-- Your objective --
Without the images, write out the whole listing exactly.

[start]

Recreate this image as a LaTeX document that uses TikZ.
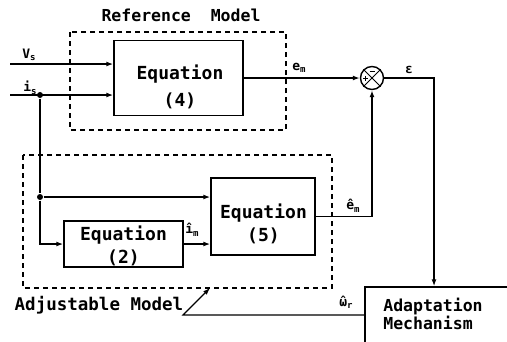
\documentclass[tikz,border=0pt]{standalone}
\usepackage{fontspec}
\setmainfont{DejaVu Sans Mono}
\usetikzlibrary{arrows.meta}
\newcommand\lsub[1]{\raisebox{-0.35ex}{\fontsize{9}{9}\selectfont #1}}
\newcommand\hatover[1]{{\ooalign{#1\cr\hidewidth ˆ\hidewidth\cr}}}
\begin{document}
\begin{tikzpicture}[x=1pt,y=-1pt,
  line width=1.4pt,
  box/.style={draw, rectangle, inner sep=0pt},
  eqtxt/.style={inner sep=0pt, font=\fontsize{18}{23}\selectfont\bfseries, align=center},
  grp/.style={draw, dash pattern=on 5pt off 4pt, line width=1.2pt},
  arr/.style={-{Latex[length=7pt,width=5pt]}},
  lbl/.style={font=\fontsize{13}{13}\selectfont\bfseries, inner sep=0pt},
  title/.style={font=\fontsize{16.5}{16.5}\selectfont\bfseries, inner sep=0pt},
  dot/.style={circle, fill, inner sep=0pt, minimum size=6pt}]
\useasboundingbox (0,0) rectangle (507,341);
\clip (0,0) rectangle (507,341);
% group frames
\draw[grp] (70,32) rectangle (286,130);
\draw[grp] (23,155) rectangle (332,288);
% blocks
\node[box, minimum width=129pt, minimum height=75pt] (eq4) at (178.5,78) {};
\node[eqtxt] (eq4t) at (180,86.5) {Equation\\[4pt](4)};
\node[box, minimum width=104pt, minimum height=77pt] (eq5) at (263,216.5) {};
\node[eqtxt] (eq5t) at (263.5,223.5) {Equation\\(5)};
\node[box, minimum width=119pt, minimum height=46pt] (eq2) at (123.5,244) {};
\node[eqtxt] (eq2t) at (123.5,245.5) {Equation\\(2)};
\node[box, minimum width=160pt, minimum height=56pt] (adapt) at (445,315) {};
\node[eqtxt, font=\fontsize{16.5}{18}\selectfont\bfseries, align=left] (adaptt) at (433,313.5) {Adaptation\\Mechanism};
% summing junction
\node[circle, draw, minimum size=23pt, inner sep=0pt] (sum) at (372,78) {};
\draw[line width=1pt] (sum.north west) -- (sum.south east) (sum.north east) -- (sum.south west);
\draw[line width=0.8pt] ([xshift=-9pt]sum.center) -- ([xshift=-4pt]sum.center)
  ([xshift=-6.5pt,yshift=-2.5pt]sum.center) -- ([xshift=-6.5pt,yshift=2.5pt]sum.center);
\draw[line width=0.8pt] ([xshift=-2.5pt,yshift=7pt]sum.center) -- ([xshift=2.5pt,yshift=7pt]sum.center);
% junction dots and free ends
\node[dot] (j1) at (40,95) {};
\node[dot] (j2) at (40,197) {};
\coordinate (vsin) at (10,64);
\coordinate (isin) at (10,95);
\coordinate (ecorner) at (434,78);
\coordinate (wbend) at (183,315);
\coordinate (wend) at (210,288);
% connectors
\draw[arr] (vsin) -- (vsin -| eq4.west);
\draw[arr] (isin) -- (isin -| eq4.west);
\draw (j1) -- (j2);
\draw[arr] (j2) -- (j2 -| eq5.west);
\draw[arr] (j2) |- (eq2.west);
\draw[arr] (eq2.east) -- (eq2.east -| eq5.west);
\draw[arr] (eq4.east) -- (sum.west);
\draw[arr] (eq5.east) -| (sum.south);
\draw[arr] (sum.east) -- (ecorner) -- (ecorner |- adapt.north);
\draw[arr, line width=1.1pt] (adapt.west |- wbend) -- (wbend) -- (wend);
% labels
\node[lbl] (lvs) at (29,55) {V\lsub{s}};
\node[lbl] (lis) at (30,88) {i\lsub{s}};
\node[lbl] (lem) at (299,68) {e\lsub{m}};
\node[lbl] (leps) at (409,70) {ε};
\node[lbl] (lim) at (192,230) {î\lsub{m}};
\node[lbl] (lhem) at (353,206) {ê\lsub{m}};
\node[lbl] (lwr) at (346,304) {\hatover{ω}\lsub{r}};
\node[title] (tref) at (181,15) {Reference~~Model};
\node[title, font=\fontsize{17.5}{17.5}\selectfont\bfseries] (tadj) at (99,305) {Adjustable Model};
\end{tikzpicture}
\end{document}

[end]

-- Solved exercise --
Recreate this image as a LaTeX document that uses TikZ.
\documentclass[tikz,border=0pt]{standalone}
\usepackage{fontspec}
\setmainfont{DejaVu Sans Mono}
\usetikzlibrary{arrows.meta}
\newcommand\lsub[1]{\raisebox{-0.35ex}{\fontsize{9}{9}\selectfont #1}}
\newcommand\hatover[1]{{\ooalign{#1\cr\hidewidth ˆ\hidewidth\cr}}}
\begin{document}
\begin{tikzpicture}[x=1pt,y=-1pt,
  line width=1.4pt,
  box/.style={draw, rectangle, inner sep=0pt},
  eqtxt/.style={inner sep=0pt, font=\fontsize{18}{23}\selectfont\bfseries, align=center},
  grp/.style={draw, dash pattern=on 5pt off 4pt, line width=1.2pt},
  arr/.style={-{Latex[length=7pt,width=5pt]}},
  lbl/.style={font=\fontsize{13}{13}\selectfont\bfseries, inner sep=0pt},
  title/.style={font=\fontsize{16.5}{16.5}\selectfont\bfseries, inner sep=0pt},
  dot/.style={circle, fill, inner sep=0pt, minimum size=6pt}]
\useasboundingbox (0,0) rectangle (507,341);
\clip (0,0) rectangle (507,341);
% group frames
\draw[grp] (70,32) rectangle (286,130);
\draw[grp] (23,155) rectangle (332,288);
% blocks
\node[box, minimum width=129pt, minimum height=75pt] (eq4) at (178.5,78) {};
\node[eqtxt] (eq4t) at (180,86.5) {Equation\\[4pt](4)};
\node[box, minimum width=104pt, minimum height=77pt] (eq5) at (263,216.5) {};
\node[eqtxt] (eq5t) at (263.5,223.5) {Equation\\(5)};
\node[box, minimum width=119pt, minimum height=46pt] (eq2) at (123.5,244) {};
\node[eqtxt] (eq2t) at (123.5,245.5) {Equation\\(2)};
\node[box, minimum width=160pt, minimum height=56pt] (adapt) at (445,315) {};
\node[eqtxt, font=\fontsize{16.5}{18}\selectfont\bfseries, align=left] (adaptt) at (433,313.5) {Adaptation\\Mechanism};
% summing junction
\node[circle, draw, minimum size=23pt, inner sep=0pt] (sum) at (372,78) {};
\draw[line width=1pt] (sum.north west) -- (sum.south east) (sum.north east) -- (sum.south west);
\draw[line width=0.8pt] ([xshift=-9pt]sum.center) -- ([xshift=-4pt]sum.center)
  ([xshift=-6.5pt,yshift=-2.5pt]sum.center) -- ([xshift=-6.5pt,yshift=2.5pt]sum.center);
\draw[line width=0.8pt] ([xshift=-2.5pt,yshift=7pt]sum.center) -- ([xshift=2.5pt,yshift=7pt]sum.center);
% junction dots and free ends
\node[dot] (j1) at (40,95) {};
\node[dot] (j2) at (40,197) {};
\coordinate (vsin) at (10,64);
\coordinate (isin) at (10,95);
\coordinate (ecorner) at (434,78);
\coordinate (wbend) at (183,315);
\coordinate (wend) at (210,288);
% connectors
\draw[arr] (vsin) -- (vsin -| eq4.west);
\draw[arr] (isin) -- (isin -| eq4.west);
\draw (j1) -- (j2);
\draw[arr] (j2) -- (j2 -| eq5.west);
\draw[arr] (j2) |- (eq2.west);
\draw[arr] (eq2.east) -- (eq2.east -| eq5.west);
\draw[arr] (eq4.east) -- (sum.west);
\draw[arr] (eq5.east) -| (sum.south);
\draw[arr] (sum.east) -- (ecorner) -- (ecorner |- adapt.north);
\draw[arr, line width=1.1pt] (adapt.west |- wbend) -- (wbend) -- (wend);
% labels
\node[lbl] (lvs) at (29,55) {V\lsub{s}};
\node[lbl] (lis) at (30,88) {i\lsub{s}};
\node[lbl] (lem) at (299,68) {e\lsub{m}};
\node[lbl] (leps) at (409,70) {ε};
\node[lbl] (lim) at (192,230) {î\lsub{m}};
\node[lbl] (lhem) at (353,206) {ê\lsub{m}};
\node[lbl] (lwr) at (346,304) {\hatover{ω}\lsub{r}};
\node[title] (tref) at (181,15) {Reference~~Model};
\node[title, font=\fontsize{17.5}{17.5}\selectfont\bfseries] (tadj) at (99,305) {Adjustable Model};
\end{tikzpicture}
\end{document}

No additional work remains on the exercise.